Work to complete = Exactly repeat the material, dropping only the pictures.

Input =
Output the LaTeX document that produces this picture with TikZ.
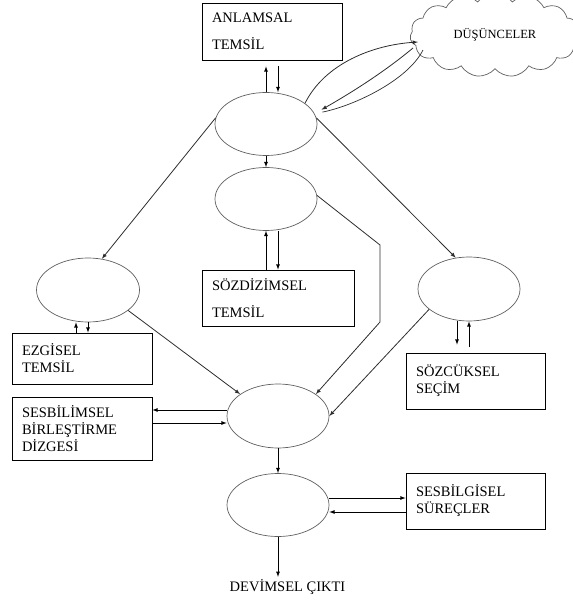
\documentclass[tikz,border=0pt]{standalone}
\usepackage{fontspec}
\setmainfont{Liberation Serif}
\usepackage{tikz}
\usetikzlibrary{arrows,shapes.geometric,shapes.symbols,calc}
\definecolor{el_line}{RGB}{95, 95, 95}
\definecolor{cn_line}{RGB}{45, 45, 45}
\tikzstyle{el}=[ellipse,draw=el_line,line width=0.7pt,inner sep=0pt,
  minimum width=102pt,minimum height=63pt]
\tikzstyle{bx}=[rectangle,draw=black,line width=0.8pt,inner xsep=10pt,
  inner ysep=0pt,align=left,font=\fontsize{14.5}{17}\selectfont]
\tikzstyle{ar}=[-latex,draw=black,line width=0.8pt]
\tikzstyle{ln}=[draw=cn_line,line width=0.7pt]

\begin{document}
\begin{tikzpicture}[x=1pt,y=-1pt]
        \useasboundingbox (0,0) rectangle (572,601);
        \node[style=bx,text width=120pt,minimum height=57pt] (0) at (272,31.5) {ANLAMSAL\\[10pt]TEMSİL};
        \node[style=el] (1) at (266,124) {};
        \node[cloud,draw=el_line,line width=0.7pt,cloud puffs=15,cloud puff arc=110,
          aspect=2.4,inner sep=0pt,minimum width=170pt,minimum height=84pt,
          font=\fontsize{12.5}{14}\selectfont] (2) at (495,35) {DÜŞÜNCELER};
        \node[style=el] (3) at (266,199) {};
        \node[style=bx,text width=132pt,minimum height=56pt] (4) at (278,298) {SÖZDİZİMSEL\\[10pt]TEMSİL};
        \node[style=el,minimum width=103pt,minimum height=64pt] (5) at (88,290) {};
        \node[style=el,minimum height=64pt] (6) at (469,289) {};
        \node[style=bx,text width=120pt,minimum height=51pt] (7) at (82,358.5) {EZGİSEL\\TEMSİL};
        \node[style=bx,text width=119pt,minimum height=56pt] (8) at (475.5,381) {SÖZCÜKSEL\\SEÇİM};
        \node[style=bx,text width=120pt,minimum height=63pt] (9) at (82,428.5) {SESBİLİMSEL\\BİRLEŞTİRME\\DİZGESİ};
        \node[style=el,minimum height=64pt] (10) at (278,416) {};
        \node[style=el] (11) at (278,505) {};
        \node[style=bx,text width=119pt,minimum height=56pt] (12) at (475.5,501) {SESBİLGİSEL\\SÜREÇLER};
        \node[inner sep=0pt,anchor=base,font=\fontsize{14.5}{17}\selectfont] (13) at (287.5,591) {DEVİMSEL ÇIKTI};
        \coordinate (b1) at (380,245);
        \coordinate (b2) at (380,322);
        % anlamsal temsil
        \draw[style=ar,shorten >=6pt] (1.north) to (1.north |- 0.south);
        \draw[style=ar,shorten <=6pt] ($(0.south)+(6,0)$) to ($(1.north)+(12,0)$);
        % dusunceler
        \draw[style=ar,draw=cn_line] (1.28) .. controls +(20,-40) and +(-45,3) .. ($(2.center)+(-77,7)$);
        \draw[style=ar,draw=cn_line,shorten >=8pt] ($(2.center)+(-82,13)$) .. controls +(-30,25) and +(35,-20) .. (1.12);
        \draw[style=ln,shorten >=8pt] ($(2.center)+(-72,15)$) .. controls +(-15,30) and +(40,-8) .. (1.12);
        % ust elips
        \draw[style=ar] (1.south) to (3.north);
        \draw[style=ar,draw=cn_line] (1.173) to (5.66);
        \draw[style=ar,draw=cn_line] (1.7) to (6.113);
        % sozdizimsel temsil
        \draw[style=ar] ($(4.north)+(-12,0)$) to (3.south |- 4.north) to (3.south);
        \draw[style=ar] ($(3.south)+(12,0)$) to (4.north);
        \draw[style=ar,draw=cn_line] (3.4) -- (b1) -- (b2) -- (10.30);
        % ezgisel temsil
        \draw[style=ar] ($(7.north)+(-6,0)$) to ($(5.south)+(-12,0)$);
        \draw[style=ar] (5.south) to ($(7.north)+(6,0)$);
        \draw[style=ar,draw=cn_line] (5.333) to (10.150);
        % sozcuksel secim
        \draw[style=ar] ($(6.south)+(-12,0)$) to ($(8.north)+(-18.5,-8)$);
        \draw[style=ar] ($(8.north)+(-6.5,-6)$) to (6.south);
        \draw[style=ar,draw=cn_line] (6.207) to (10.east);
        % sesbilimsel birlestirme dizgesi
        \draw[style=ar] ($(10.west)+(0,-6)$) to ($(9.east)+(0,-18.5)$);
        \draw[style=ar] ($(9.east)+(0,-5.5)$) to ($(10.west)+(0,7)$);
        % alt elipsler
        \draw[style=ar] (10.south) to (11.north);
        \draw[style=ar] ($(11.east)+(0,-7)$) to ($(12.west)+(0,-3)$);
        \draw[style=ar] ($(12.west)+(0,11)$) to ($(11.east)+(0,7)$);
        \draw[style=ar,shorten >=2pt] (11.south) to (11.south |- 13.north);
    \end{tikzpicture}
\end{document}
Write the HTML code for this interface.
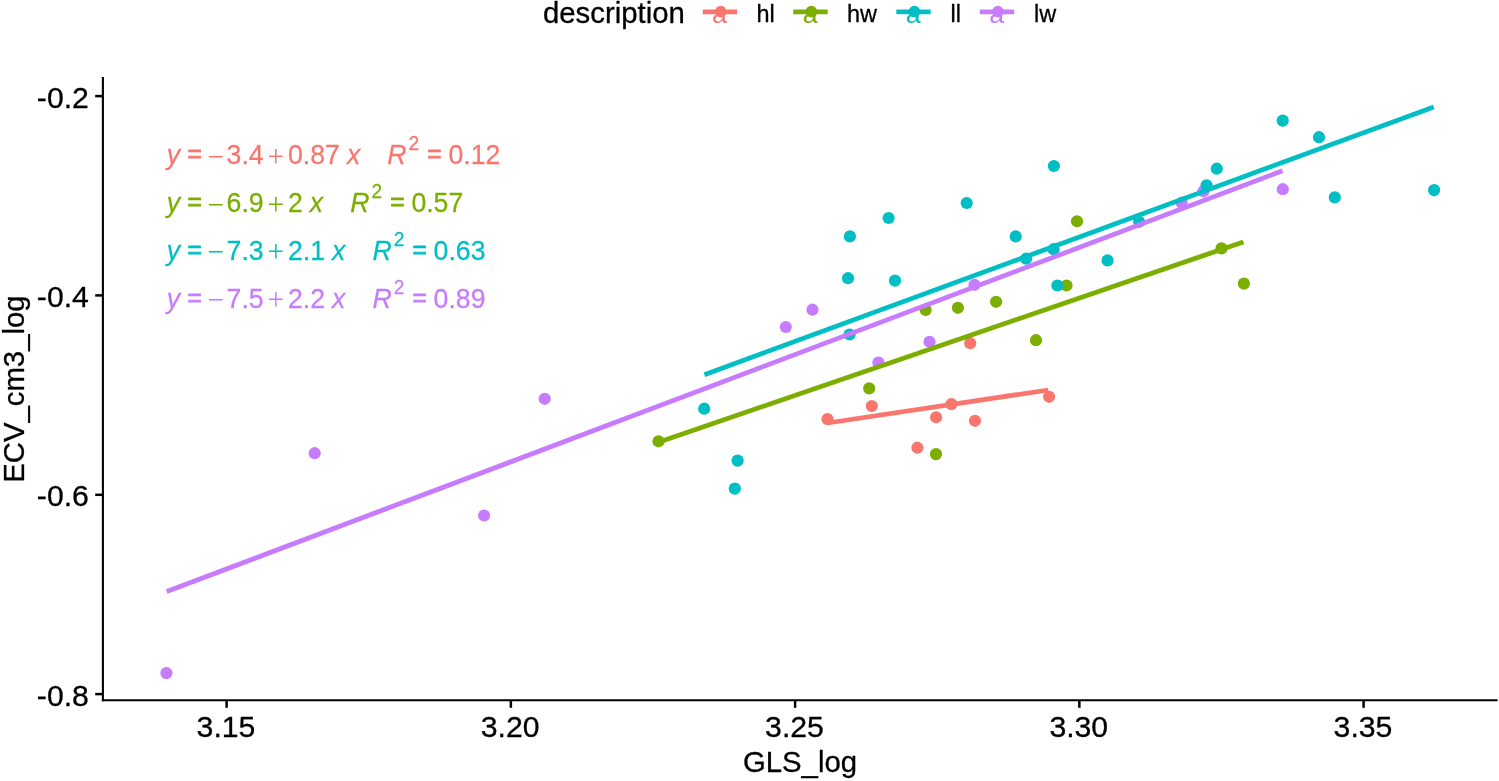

Result =
Output the LaTeX document that produces this picture with TikZ.
\documentclass[tikz,border=0pt]{standalone}
\usepackage{fontspec}
\setmainfont{Liberation Serif}
\usepackage{tikz}
\usetikzlibrary{arrows,shapes.geometric,shapes.symbols,calc}
\definecolor{el_line}{RGB}{95, 95, 95}
\definecolor{cn_line}{RGB}{45, 45, 45}
\tikzstyle{el}=[ellipse,draw=el_line,line width=0.7pt,inner sep=0pt,
  minimum width=102pt,minimum height=63pt]
\tikzstyle{bx}=[rectangle,draw=black,line width=0.8pt,inner xsep=10pt,
  inner ysep=0pt,align=left,font=\fontsize{14.5}{17}\selectfont]
\tikzstyle{ar}=[-latex,draw=black,line width=0.8pt]
\tikzstyle{ln}=[draw=cn_line,line width=0.7pt]

\begin{document}
\begin{tikzpicture}[x=1pt,y=-1pt]
        \useasboundingbox (0,0) rectangle (572,601);
        \node[style=bx,text width=120pt,minimum height=57pt] (0) at (272,31.5) {ANLAMSAL\\[10pt]TEMSİL};
        \node[style=el] (1) at (266,124) {};
        \node[cloud,draw=el_line,line width=0.7pt,cloud puffs=15,cloud puff arc=110,
          aspect=2.4,inner sep=0pt,minimum width=170pt,minimum height=84pt,
          font=\fontsize{12.5}{14}\selectfont] (2) at (495,35) {DÜŞÜNCELER};
        \node[style=el] (3) at (266,199) {};
        \node[style=bx,text width=132pt,minimum height=56pt] (4) at (278,298) {SÖZDİZİMSEL\\[10pt]TEMSİL};
        \node[style=el,minimum width=103pt,minimum height=64pt] (5) at (88,290) {};
        \node[style=el,minimum height=64pt] (6) at (469,289) {};
        \node[style=bx,text width=120pt,minimum height=51pt] (7) at (82,358.5) {EZGİSEL\\TEMSİL};
        \node[style=bx,text width=119pt,minimum height=56pt] (8) at (475.5,381) {SÖZCÜKSEL\\SEÇİM};
        \node[style=bx,text width=120pt,minimum height=63pt] (9) at (82,428.5) {SESBİLİMSEL\\BİRLEŞTİRME\\DİZGESİ};
        \node[style=el,minimum height=64pt] (10) at (278,416) {};
        \node[style=el] (11) at (278,505) {};
        \node[style=bx,text width=119pt,minimum height=56pt] (12) at (475.5,501) {SESBİLGİSEL\\SÜREÇLER};
        \node[inner sep=0pt,anchor=base,font=\fontsize{14.5}{17}\selectfont] (13) at (287.5,591) {DEVİMSEL ÇIKTI};
        \coordinate (b1) at (380,245);
        \coordinate (b2) at (380,322);
        % anlamsal temsil
        \draw[style=ar,shorten >=6pt] (1.north) to (1.north |- 0.south);
        \draw[style=ar,shorten <=6pt] ($(0.south)+(6,0)$) to ($(1.north)+(12,0)$);
        % dusunceler
        \draw[style=ar,draw=cn_line] (1.28) .. controls +(20,-40) and +(-45,3) .. ($(2.center)+(-77,7)$);
        \draw[style=ar,draw=cn_line,shorten >=8pt] ($(2.center)+(-82,13)$) .. controls +(-30,25) and +(35,-20) .. (1.12);
        \draw[style=ln,shorten >=8pt] ($(2.center)+(-72,15)$) .. controls +(-15,30) and +(40,-8) .. (1.12);
        % ust elips
        \draw[style=ar] (1.south) to (3.north);
        \draw[style=ar,draw=cn_line] (1.173) to (5.66);
        \draw[style=ar,draw=cn_line] (1.7) to (6.113);
        % sozdizimsel temsil
        \draw[style=ar] ($(4.north)+(-12,0)$) to (3.south |- 4.north) to (3.south);
        \draw[style=ar] ($(3.south)+(12,0)$) to (4.north);
        \draw[style=ar,draw=cn_line] (3.4) -- (b1) -- (b2) -- (10.30);
        % ezgisel temsil
        \draw[style=ar] ($(7.north)+(-6,0)$) to ($(5.south)+(-12,0)$);
        \draw[style=ar] (5.south) to ($(7.north)+(6,0)$);
        \draw[style=ar,draw=cn_line] (5.333) to (10.150);
        % sozcuksel secim
        \draw[style=ar] ($(6.south)+(-12,0)$) to ($(8.north)+(-18.5,-8)$);
        \draw[style=ar] ($(8.north)+(-6.5,-6)$) to (6.south);
        \draw[style=ar,draw=cn_line] (6.207) to (10.east);
        % sesbilimsel birlestirme dizgesi
        \draw[style=ar] ($(10.west)+(0,-6)$) to ($(9.east)+(0,-18.5)$);
        \draw[style=ar] ($(9.east)+(0,-5.5)$) to ($(10.west)+(0,7)$);
        % alt elipsler
        \draw[style=ar] (10.south) to (11.north);
        \draw[style=ar] ($(11.east)+(0,-7)$) to ($(12.west)+(0,-3)$);
        \draw[style=ar] ($(12.west)+(0,11)$) to ($(11.east)+(0,7)$);
        \draw[style=ar,shorten >=2pt] (11.south) to (11.south |- 13.north);
    \end{tikzpicture}
\end{document}
Write the HTML code for this interface.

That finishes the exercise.